Protest tomorrow outside Australian High Commission against Brambles subsidiary Chep-South Africa's exploitation and law breaking

Australian giant Brambles is paying slavery wages to its workers in South Africa; breaking South African labour laws

Simunye Workers Forum and community members will have a demonstration at the High Commission of Australia in solidarity with striking Chep workers at Jet Park.

Chep is owned by an Australian company called Brambles.

Date: Thursday, 28 August 2025
Venue: 292 Orient Street, Arcadia, Pretoria, South Africa
Time: 10:00 am

For more information, call Simunye Workers Forum on +27 62 047 2668 or +27 82 8121934. Please email this address if you need photos of the protest emailed to you tomorrow.
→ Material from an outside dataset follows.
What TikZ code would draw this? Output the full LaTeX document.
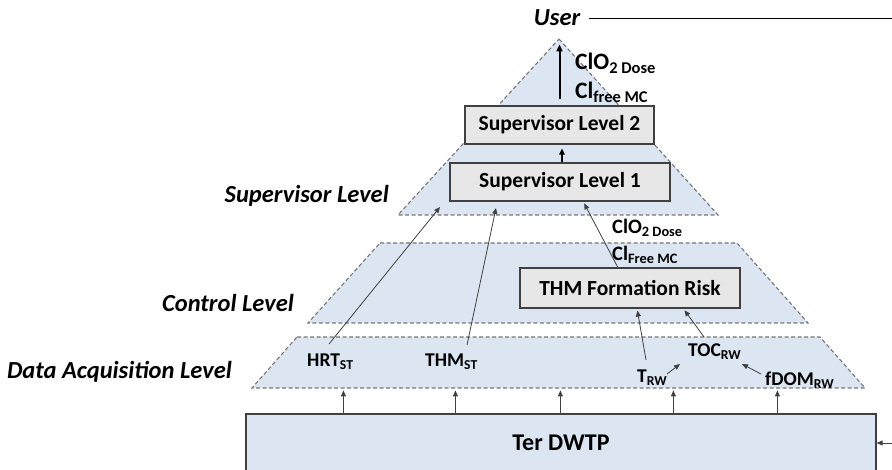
\documentclass[tikz,border=0pt]{standalone}
\usepackage{fontspec}
\setmainfont{Carlito}
\usetikzlibrary{arrows.meta,calc}
\definecolor{lblue}{RGB}{220,230,242}
\definecolor{boxgray}{RGB}{231,231,231}
\definecolor{dashgray}{RGB}{118,118,118}
\definecolor{linegray}{RGB}{64,64,64}
\newcommand\sbs[1]{\textsubscript{#1}}
\begin{document}
\begin{tikzpicture}[x=1pt,y=-1pt,
  levelshape/.style={fill=lblue,draw=dashgray,line width=1.1pt,dash pattern=on 4pt off 2.5pt},
  box/.style={draw=linegray,fill=boxgray,line width=1.2pt,font=\fontsize{21.5}{25}\selectfont\bfseries,inner sep=0pt},
  plantbox/.style={draw=linegray,fill=lblue,line width=1.2pt,font=\fontsize{24}{28}\selectfont\bfseries,inner sep=0pt},
  lvl/.style={font=\fontsize{24.5}{28}\selectfont\bfseries\itshape,inner sep=1pt},
  var/.style={font=\fontsize{19.5}{23}\selectfont\bfseries,inner sep=1pt,anchor=west},
  midvar/.style={font=\fontsize{20.5}{24}\selectfont\bfseries,inner sep=1pt,anchor=west},
  bigvar/.style={font=\fontsize{23.5}{27}\selectfont\bfseries,inner sep=1pt,anchor=west},
  arr/.style={draw=linegray,line width=0.8pt,-{Triangle[length=6pt,width=5pt]}},
  bigarr/.style={draw=black,line width=2pt,-{Triangle[length=7pt,width=6pt]}},
  midarr/.style={draw=black,line width=1.4pt,-{Triangle[length=6pt,width=5.5pt]}}]
\useasboundingbox (0,0) rectangle (892,470);
\clip (0,0) rectangle (892,470);
% level shapes
\path[levelshape] (559,39) -- (718,215) -- (398,215) -- cycle;
\path[levelshape] (380,243) -- (737,243) -- (808,323) -- (308,323) -- cycle;
\path[levelshape] (297,337) -- (820,337) -- (865,388) -- (252,388) -- cycle;
% boxes
\node[box,minimum width=189pt,minimum height=38pt] (sup2) at (559.5,125) {Supervisor Level 2};
\node[box,minimum width=220pt,minimum height=38pt] (sup1) at (560,182) {Supervisor Level 1};
\node[box,minimum width=220pt,minimum height=40pt] (thm) at (630,288) {THM Formation Risk};
\node[plantbox,minimum width=630pt,minimum height=58pt] (dwtp) at (561,443) {Ter DWTP};
% level labels
\node[lvl] (user) at (557,18) {User};
\node[lvl,anchor=east] (lsup) at (390,196) {Supervisor Level};
\node[lvl,anchor=east] (lctl) at (295,303) {Control Level};
\node[lvl,anchor=east] (ldaq) at (233,372) {Data Acquisition Level};
% variables
\node[bigvar] (clotop) at (574,63) {ClO\sbs{2 Dose}};
\node[bigvar] (cltop) at (574,92) {Cl\sbs{free MC}};
\node[midvar] (clomid) at (611,228) {ClO\sbs{2 Dose}};
\node[midvar] (clmid) at (611,255) {Cl\sbs{Free MC}};
\node[var] (hrt) at (306,362) {HRT\sbs{ST}};
\node[var] (thmst) at (424,362) {THM\sbs{ST}};
\node[var] (trw) at (636,378) {T\sbs{RW}};
\node[var] (toc) at (687,352) {TOC\sbs{RW}};
\node[var] (fdom) at (764,380) {fDOM\sbs{RW}};
% free ends
\coordinate (hrtTip) at (440,207);
\coordinate (thmstTip) at (496,208);
\coordinate (userR) at (892,18);
\coordinate (inR) at (892,443);
% connectors
\draw[bigarr,shorten <=6pt] (sup2.north) -- ($(sup2.north)+(0,-61)$);
\draw[midarr] ($(sup1.north)+(2,0)$) -- ($(sup2.south)+(2.5,4)$);
\draw[arr] ($(hrt.west)+(23,-18)$) -- (hrtTip);
\draw[arr] ($(thmst.west)+(43,-17)$) -- (thmstTip);
\draw[arr,shorten >=2pt] ($(thm.north west)!0.445!(thm.north east)$) -- ($(sup1.south west)!0.605!(sup1.south east)$);
\draw[arr,shorten >=2pt] ($(trw.west)+(10,-18)$) -- ($(thm.south west)!0.532!(thm.south east)$);
\draw[arr,shorten >=2pt] ($(toc.west)+(17,-15)$) -- ($(thm.south west)!0.741!(thm.south east)$);
\draw[arr] ($(trw.west)+(31,-4)$) -- ($(toc.west)+(-7,12)$);
\draw[arr] ($(fdom.west)+(-3,-6)$) -- ($(toc.west)+(55,12)$);
\foreach \dx in {98,210,315,428,532}
  \draw[arr] ($(dwtp.north west)+(\dx,0)$) -- ($(dwtp.north west)+(\dx,-23)$);
\draw[arr] (inR) -- (dwtp.east);
\draw[draw=black,line width=0.9pt,shorten <=8pt] (user.east) -- (userR);
\end{tikzpicture}
\end{document}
Why the striking workers are protesting:

The Australian supply chain and logistics company, Brambles, has been embroiled in a strike since 21 August 2025 over the poor behaviour of it’s South African pallet and container-making subsidiary, CHEP SA. Nearly all the workers at CHEP SA’s Jet Park warehouse, in South Africa’s industrial heartland in Gauteng, went on a protected strike from 21 August after the Brambles subsidiary refused to increase their wages and breached the South African labour law by refusing to make long-standing workers permanent.

Some of the striking workers are paid as little as R9000 (AUS$787) per month before tax, and spend more than half their meagre pay cheque on public transport to get to work and back.

This starkly contrasts with the earnings of the Brambles top dogs - Scott Perkins, the Non-Executive Director until last year, was the third highest paid Australian director until he retired in August 2024, raking in AUS$1.72 million per year in board fees. The Brambles CEO, Graham Chipchase, earns AUS$9 million per year.

This is 957 times the salary of the lowly paid workers at CHEP SA’s Jet Park warehouse!

Brambles is also breaching South African labour laws. Since 2015, the labour laws have said that client companies must make labour broker workers permanent after three months on the job.

CHEP SA has refused to do this – some workers have been working there for 18 years and are still casual labourers.

The company is very brazen about this and describes the labour broker it continues to use, C-Force, as a “service provider”, and not a labour broker. Yet C-Force clearly describes itself as a labour broker on its website (https://www.c-force.co.za/).

The South African labour law in any case does not even allow “service providers” to “provide” workers to a client company for longer than three months anyway – the same rules apply to these companies.

The CHEP SA Jet Park workers are aware that this company has caused numerous other strikes globally. These include the two-month CHEP strike in New Zealand in 2022 (after the company insisted that it would not pay the workers a cent more than the national minimum wage there), and the CHEP strike in the UK from December 2021 to April 2022.

South African workers do not need an exploitative Australian company working poor Black working class workers to the bone while the Australian executives siphon off the money to live luxurious lifestyles back home on land stolen from Indigenous Australians.